In breve: l'ambiente in cui viviamo può e deve significare qualcosa, per noi, che non può essere misurato con gli strumenti del fisico, né descritto dai simboli metrici del matematico. Non possiamo argomentare che poiché il misticismo naturale è, in una certa misura, universalmente ammesso ne deriverebbe che anche il misticismo  religioso dovrebbe necessariamente esserlo; senonché le obiezioni al misticismo religioso perdono la loro efficacia  qualora vengano egualmente rivolte contro il misticismo  naturale. Se affermiamo che l'esperienza, che ci viene nei nostri silenziosi incontri con le cose è uno dei preziosi elementi che danno corpo alla pienezza della nostra vita, non  vedo come la scienza potrebbe contraddirci. È necessario però essere prudenti prima di darci anima e corpo ad applicare le supposte prove scientifiche: una tale prova, infatti, ci porterebbe troppo lontano, strappando alle nostre vite non soltanto la religione, ma anche tutti i sentimenti,  che non  appartengono  alla funzione di un' arida macchina misuratrice.

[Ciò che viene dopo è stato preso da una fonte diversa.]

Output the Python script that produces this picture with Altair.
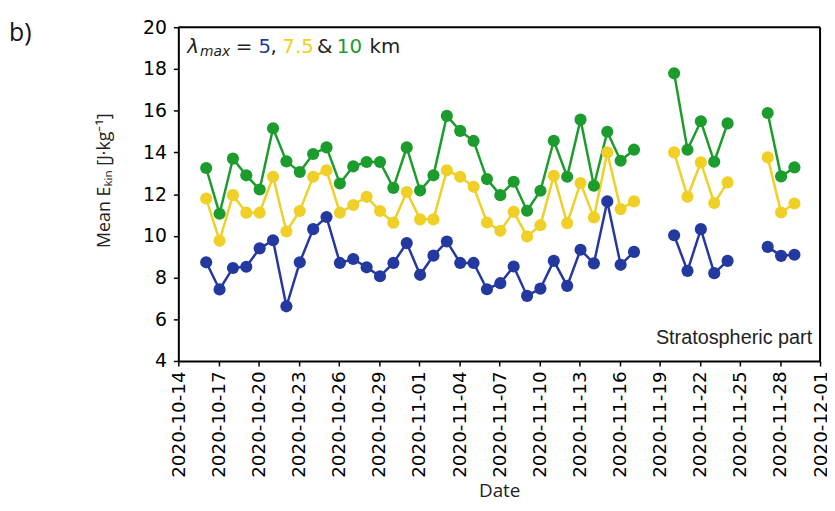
import altair as alt
import pandas as pd

dates = [
    "2020-10-16", "2020-10-17", "2020-10-18", "2020-10-19", "2020-10-20", "2020-10-21",
    "2020-10-22", "2020-10-23", "2020-10-24", "2020-10-25", "2020-10-26", "2020-10-27",
    "2020-10-28", "2020-10-29", "2020-10-30", "2020-10-31", "2020-11-01", "2020-11-02",
    "2020-11-03", "2020-11-04", "2020-11-05", "2020-11-06", "2020-11-07", "2020-11-08",
    "2020-11-09", "2020-11-10", "2020-11-11", "2020-11-12", "2020-11-13", "2020-11-14",
    "2020-11-15", "2020-11-16", "2020-11-17",
    "2020-11-20", "2020-11-21", "2020-11-22", "2020-11-23", "2020-11-24",
    "2020-11-27", "2020-11-28", "2020-11-29",
]

ekin_5km = [
    8.73, 7.43, 8.46, 8.52, 9.40, 9.79, 6.62, 8.73, 10.32, 10.90, 8.70, 8.89,
    8.49, 8.06, 8.70, 9.65, 8.13, 9.05, 9.73, 8.70, 8.70, 7.44, 7.73, 8.53,
    7.12, 7.47, 8.80, 7.60, 9.33, 8.68, 11.65, 8.61, 9.23,
    10.03, 8.32, 10.32, 8.21, 8.80,
    9.47, 9.04, 9.09,
]
ekin_7_5km = [
    11.79, 9.76, 11.95, 11.11, 11.11, 12.83, 10.21, 11.19, 12.83, 13.14, 11.11, 11.48,
    11.87, 11.19, 10.63, 12.10, 10.79, 10.79, 13.14, 12.83, 12.35, 10.64, 10.24, 11.15,
    9.97, 10.51, 12.88, 10.61, 12.53, 10.88, 14.00, 11.28, 11.65,
    14.00, 11.87, 13.52, 11.57, 12.56,
    13.76, 11.12, 11.55,
]
ekin_10km = [
    13.25, 11.06, 13.70, 12.90, 12.22, 15.16, 13.57, 13.06, 13.92, 14.24, 12.51, 13.33,
    13.54, 13.54, 12.30, 14.24, 12.17, 12.90, 15.75, 15.03, 14.55, 12.72, 11.95, 12.59,
    11.20, 12.16, 14.56, 12.83, 15.57, 12.40, 14.99, 13.60, 14.13,
    17.79, 14.13, 15.49, 13.55, 15.39,
    15.89, 12.85, 13.28,
]

series_names = ["5 km", "7.5 km", "10 km"]
series_colors = ["#23399f", "#f0cf26", "#1c9c2c"]

y_ticks = [4, 6, 8, 10, 12, 14, 16, 18, 20]
x_ticks = [
    "2020-10-14", "2020-10-17", "2020-10-20", "2020-10-23", "2020-10-26", "2020-10-29",
    "2020-11-01", "2020-11-04", "2020-11-07", "2020-11-10", "2020-11-13", "2020-11-16",
    "2020-11-19", "2020-11-22", "2020-11-25", "2020-11-28", "2020-12-01",
]

# segments: break the line where there is a gap of more than one day
dt = pd.to_datetime(dates)
segment = (dt.to_series().diff().dt.days.fillna(1) > 1).cumsum().tolist()

rows = []
for name, vals in zip(series_names, [ekin_5km, ekin_7_5km, ekin_10km]):
    for d, v, s in zip(dates, vals, segment):
        rows.append({"date": d + "T02:00:00Z", "value": v, "series": name, "seg": f"{name}-{s}"})
df = pd.DataFrame(rows)

W, H = 648, 337

x_enc = alt.X(
    "date:T",
    scale=alt.Scale(type="utc", domain=["2020-10-14T00:00:00Z", "2020-12-01T00:00:00Z"]),
    axis=alt.Axis(
        values=[t + "T00:00:00Z" for t in x_ticks],
        labelExpr="utcFormat(datum.value, '%Y-%m-%d')",
        labelAngle=270, labelAlign="right", labelBaseline="middle",
        labelFont="DejaVu Sans", labelFontSize=18.5, labelColor="black",
        labelPadding=5, tickSize=5, tickWidth=1.5, tickColor="black",
        domain=True, domainColor="black", domainWidth=2,
        grid=False, title="Date", titleFont="Open Sans", titleFontSize=19,
        titleFontWeight="normal", titleColor="#222",
        titleBaseline="alphabetic", titleY=137,
    ),
)
y_enc = alt.Y(
    "value:Q",
    scale=alt.Scale(domain=[4, 20], nice=False, zero=False),
    axis=alt.Axis(
        values=y_ticks, labelFont="DejaVu Sans", labelFontSize=19, labelColor="black",
        labelPadding=7, tickSize=5, tickWidth=1.5, tickColor="black",
        domain=True, domainColor="black", domainWidth=2,
        grid=False, title=None,
    ),
)
color_enc = alt.Color(
    "series:N", scale=alt.Scale(domain=series_names, range=series_colors), legend=None
)

base = alt.Chart(df).encode(x=x_enc, y=y_enc, color=color_enc)
lines = base.mark_line(strokeWidth=2.5).encode(detail="seg:N")
points = base.mark_circle(size=150, opacity=1)

one = pd.DataFrame({"k": [0]})
top_edge = alt.Chart(one).mark_rule(color="black", strokeWidth=2).encode(
    x=alt.value(0), x2=alt.value(W), y=alt.value(0))
right_edge = alt.Chart(one).mark_rule(color="black", strokeWidth=2).encode(
    x=alt.value(W), y=alt.value(0), y2=alt.value(H))

def txt(text, x, y, color="#222", size=20, font="DejaVu Sans", style="normal",
        align="left", baseline="alphabetic", angle=0):
    return alt.Chart(pd.DataFrame({"t": [text]})).mark_text(
        font=font, fontSize=size, fontStyle=style, color=color, align=align,
        baseline=baseline, angle=angle,
    ).encode(text="t:N", x=alt.value(x), y=alt.value(y))

annots = [
    txt("λ", 9, 26, style="italic", size=20),
    txt("max", 22, 29, style="italic", size=14),
    txt("=", 58, 26),
    txt("5", 81, 26, color=series_colors[0]),
    txt(",", 93, 26),
    txt("7.5", 105, 26, color=series_colors[1]),
    txt("&", 140, 26),
    txt("10", 160, 26, color=series_colors[2]),
    txt("km", 193, 26),
    txt("Stratospheric part", W - 8, 320, font="Liberation Sans", size=20, align="right"),
    txt("Mean Eₖᵢₙ [J·kg⁻¹]", -74, 155, font="Open Sans", size=18, align="center",
        baseline="middle", angle=270),
    txt("b)", -171, 14, font="Open Sans", size=25, color="#111"),
]

chart = alt.layer(lines, points, top_edge, right_edge, *annots).properties(
    width=W, height=H,
    autosize=alt.AutoSizeParams(type="none"),
    padding={"left": 172, "top": 17, "right": 7, "bottom": 142},
    background="white",
).configure_view(stroke=None)

chart.save("out.html", embed_options={"renderer": "svg", "actions": False})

Volendo giustificare il posto che spetta all'esperienza religiosa nella vita umana, non dobbiamo affatto considerarla dal punto di vista di un «credo» da propagandare. Non siamo di quelli che mandano missionari ai ciechi onde si persuadano che sarà loro esclusivo beneficio credere che un mondo di luce e di colori esiste per altri uomini dotati di vista. Non ci metteremmo certo a discutere con un uomo cieco che sostenesse che la vista è un'illusione alla  quale alcune persone anormali soggiacciono.

Ne deriva che quando parlo di esperienza religiosa non intendo affatto provare l'esistenza dell'esperienza stessa, e ciò più di quanto uno che stia tenendo una conferenza sull'ottica non tenti di provare l'esistenza della vista. Ciò che mi preme è di allontanare l'idea che nell'usare gli occhi del corpo o quelli dell'anima, e incorporando nella  nostra concezione della realtà ciò  che viene così rivelato, noi  stiamo facendo qualcosa di irrazionale e disobbedendo al richiamo di quella verità  che, come scienziati, siamo tenuti a servire. 

          

A.S. Eddington, La scienza e il mondo invisibile, Ares, Roma 2018, pp. 70-75.